In this sexy, tragic narrative, Fox wins the German lottery but then loses everything in an exploitative relationship with a social-climbing lover, Eugen (a mustachioed Peter Chatel), who swindles him to protect his bourgeois family of publishing-industry titans.

On Criterion's newly released Blu-ray edition of Fox and His Friends, one of Fassbinder's regular cast members, Harry Baer (who plays Fox's classically handsome rival), recalls that the filmmaker was interested in "holding a mirror to society." It's a succinct explanation of what set Fassbinder apart from most gay filmmakers, and it's why he remains important and radical today.

Fassbinder's mirror reflected a deep, warts-and-all image of queer identity, unlike the flattering portrayals of social acceptance and middle-class advantage associated with many of today's movies and TV shows. That's because as early as his first full-length feature, Love Is Colder Than Death (1969), Fassbinder honestly expressed the tenor of the gay experience. He had the courage to dramatize gays alongside the rest of humanity without separating queer sensibility (conveying same-sex desire even among heterosexual characters) from his understanding of the larger world. His filmmaking was in the minority, but he never showed gays as a minority.

Fox and His Friends contains Fassbinder's most pointed social observation. It is a movie in which he critiques class--the economic, ethnic, and cultural differences that divide even gay people from each other.
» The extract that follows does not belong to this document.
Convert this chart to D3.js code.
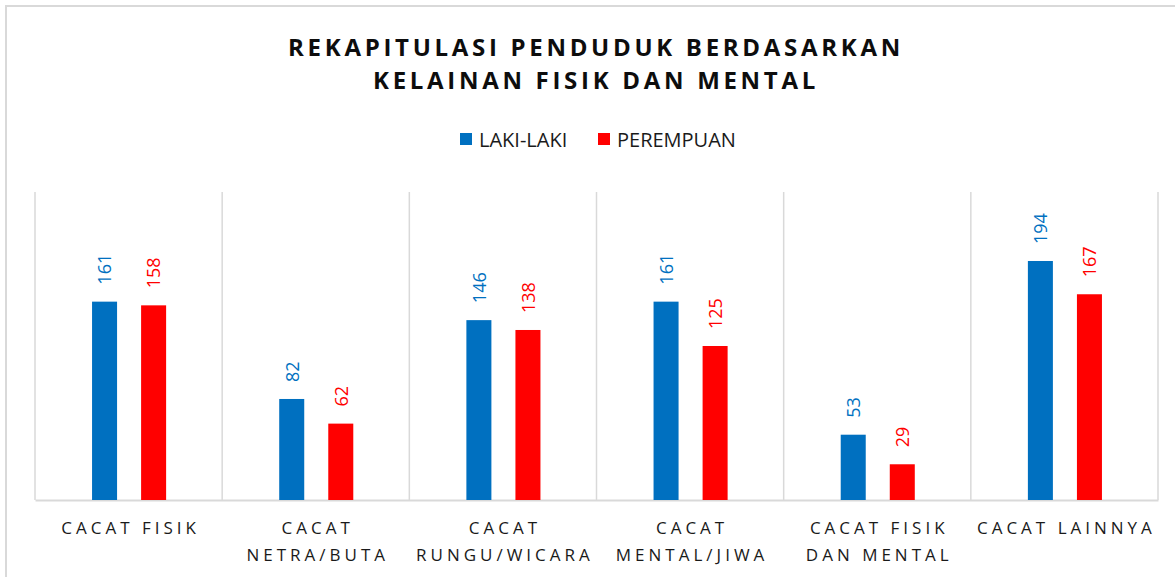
<!DOCTYPE html>
<html>
<head>
<meta charset="utf-8">
<script src="https://cdn.jsdelivr.net/npm/d3@7"></script>
<style>
    body { margin: 0; background: #fff; }
    svg { display: block; font-family: "Open Sans", "Noto Sans", sans-serif; }
</style>
</head>
<body>
<svg id="chart" width="1175" height="577"></svg>
<script>
// data
const categories = ["CACAT FISIK", "CACAT NETRA/BUTA", "CACAT RUNGU/WICARA", "CACAT MENTAL/JIWA", "CACAT FISIK DAN MENTAL", "CACAT LAINNYA"];
const categoryLines = [["CACAT FISIK"], ["CACAT", "NETRA/BUTA"], ["CACAT", "RUNGU/WICARA"], ["CACAT", "MENTAL/JIWA"], ["CACAT FISIK", "DAN MENTAL"], ["CACAT LAINNYA"]];
const seriesNames = ["LAKI-LAKI", "PEREMPUAN"];
const lakiLaki = [161, 82, 146, 161, 53, 194];
const perempuan = [158, 62, 138, 125, 29, 167];
const seriesColors = ["#0070C0", "#FF0000"];
const titleLines = ["REKAPITULASI PENDUDUK BERDASARKAN", "KELAINAN FISIK DAN MENTAL"];

const svg = d3.select("#chart");
const margin = { top: 192, right: 17, bottom: 77, left: 35 };
const width = 1175, height = 577;

// outer chart border (right and bottom edges fall outside the picture)
svg.append("rect")
    .attr("x", 6).attr("y", 6)
    .attr("width", 1200).attr("height", 600)
    .attr("fill", "#fff")
    .attr("stroke", "#d9d9d9")
    .attr("stroke-width", 2);

const x0 = d3.scaleBand()
    .domain(categories)
    .range([margin.left, width - margin.right]);

const bw = x0.bandwidth();
const x1 = d3.scaleBand()
    .domain(seriesNames)
    .range([bw * 57 / 187, bw * 131 / 187])
    .paddingInner(0.49);

const y = d3.scaleLinear()
    .domain([0, 250])
    .range([height - margin.bottom, margin.top]);

// vertical separators between categories
const bounds = categories.map(c => x0(c)).concat([x0.range()[1]]);
svg.append("g")
    .selectAll("line")
    .data(bounds)
    .enter()
    .append("line")
    .attr("x1", d => d).attr("x2", d => d)
    .attr("y1", y(250)).attr("y2", y(0))
    .attr("stroke", "#d9d9d9")
    .attr("stroke-width", 1.5);

// bottom axis
const xAxis = svg.append("g")
    .attr("transform", `translate(0,${y(0)})`)
    .call(d3.axisBottom(x0).tickSize(0).tickFormat(""));
xAxis.select(".domain").attr("stroke", "#d9d9d9").attr("stroke-width", 2);

// category labels, wrapped like the reference
const catLabels = svg.append("g")
    .selectAll("text")
    .data(categories)
    .enter()
    .append("text")
    .attr("y", 534)
    .attr("text-anchor", "middle")
    .attr("fill", "#1a1a1a")
    .style("font-size", "17px")
    .style("letter-spacing", "4px");
catLabels.each(function (d, i) {
    const t = d3.select(this);
    categoryLines[i].forEach((line, j) => {
        t.append("tspan")
            .attr("x", x0(d) + bw / 2 + 2)
            .attr("dy", j === 0 ? 0 : 27)
            .text(line);
    });
});

// bars
const seriesValues = [lakiLaki, perempuan];
const rows = [];
categories.forEach((c, i) => {
    seriesNames.forEach((s, k) => {
        rows.push({ cat: c, series: s, value: seriesValues[k][i], color: seriesColors[k] });
    });
});

svg.append("g")
    .selectAll("rect")
    .data(rows)
    .enter()
    .append("rect")
    .attr("x", d => x0(d.cat) + x1(d.series))
    .attr("y", d => y(d.value))
    .attr("width", x1.bandwidth())
    .attr("height", d => y(0) - y(d.value))
    .attr("fill", d => d.color);

// value labels, rotated
svg.append("g")
    .selectAll("text")
    .data(rows)
    .enter()
    .append("text")
    .attr("transform", d => `translate(${x0(d.cat) + x1(d.series) + x1.bandwidth() / 2 + 0.5},${y(d.value) - 17}) rotate(-90)`)
    .attr("dy", "0.35em")
    .attr("text-anchor", "start")
    .attr("fill", d => d.color)
    .style("font-size", "18px")
    .text(d => d.value);

// title
svg.append("g")
    .selectAll("text")
    .data(titleLines)
    .enter()
    .append("text")
    .attr("x", 596)
    .attr("y", (d, i) => 56 + i * 33)
    .attr("text-anchor", "middle")
    .attr("fill", "#0d0d0d")
    .style("font-size", "24px")
    .style("font-weight", "bold")
    .style("letter-spacing", "3.7px")
    .text(d => d);

// legend
const legendX = [460, 598];
const legend = svg.append("g")
    .selectAll("g")
    .data(seriesNames)
    .enter()
    .append("g")
    .attr("transform", (d, i) => `translate(${legendX[i]},133)`);
legend.append("rect")
    .attr("width", 12).attr("height", 12)
    .attr("fill", (d, i) => seriesColors[i]);
legend.append("text")
    .attr("x", 19).attr("y", 13.5)
    .attr("fill", "#1a1a1a")
    .style("font-size", "20px")
    .text(d => d);
</script>
</body>
</html>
This should leave contemporary queer viewers skeptical about mainstream media's tendency to talk down to us with idealized all-smiling, all-successful depictions.

The original title of Fox and His Friends is Faustrecht der Freiheit, which translates as "Might Makes Right." It questions the conventional social authority that often oppresses those who, like gay, naive Fox, go through life unaware that they lack social power. In Fassbinder's selfless mirror, the tension between affluent, cultured gays and poor, uncouth gays reflects an inhumanity that queers ought to be able to recognize and resist.

Few contemporary filmmakers follow Fassbinder's bold example. Even Todd Haynes's secondhand Fassbinder imitations in Carol (copying The Bitter Tears of Petra Von Kant) and Far From Heaven (copying Fear Eats the Soul) lack equivalent political analysis. There are unforgettable moments that show Fox in conflict with his society's unquestioned standards, such as when he meets an art dealer in a lavatory hookup, or when Fox and Eugen are in Morocco and bargain over "package size" with an Arab hustler (played by stunningly virile El Hedi ben Salem, Fassbinder's real-life lover).

Before and after Stonewall, Hollywood often over-sensitized its closeted gay characters, portraying them primarily as victims. But Fassbinder's greatness can be measured by his resistance to self-pity. Fox's tragedy stems from his unschooled belief in a political and economic system that confuses cultural status and social acceptance with personal fulfillment.

Fassbinder's mirror revealed other tough truths, including gay men's insensitivity to each other. A scene in which Fox and a trick enjoy a mud bath at a spa while checking out the passing meat parade provides a new twist to the old saying "lie down with dogs, wake up with fleas." Fassbinder could portray Fox with such charm and pathos because he was acknowledging his own humanity and reprimanding his own flaws. His final film, Querelle, a masterpiece, would go even deeper, but in Fox and His Friends, Fassbinder's outsider art stands above the usual tropes of queer cinema and above fashionable platitudes.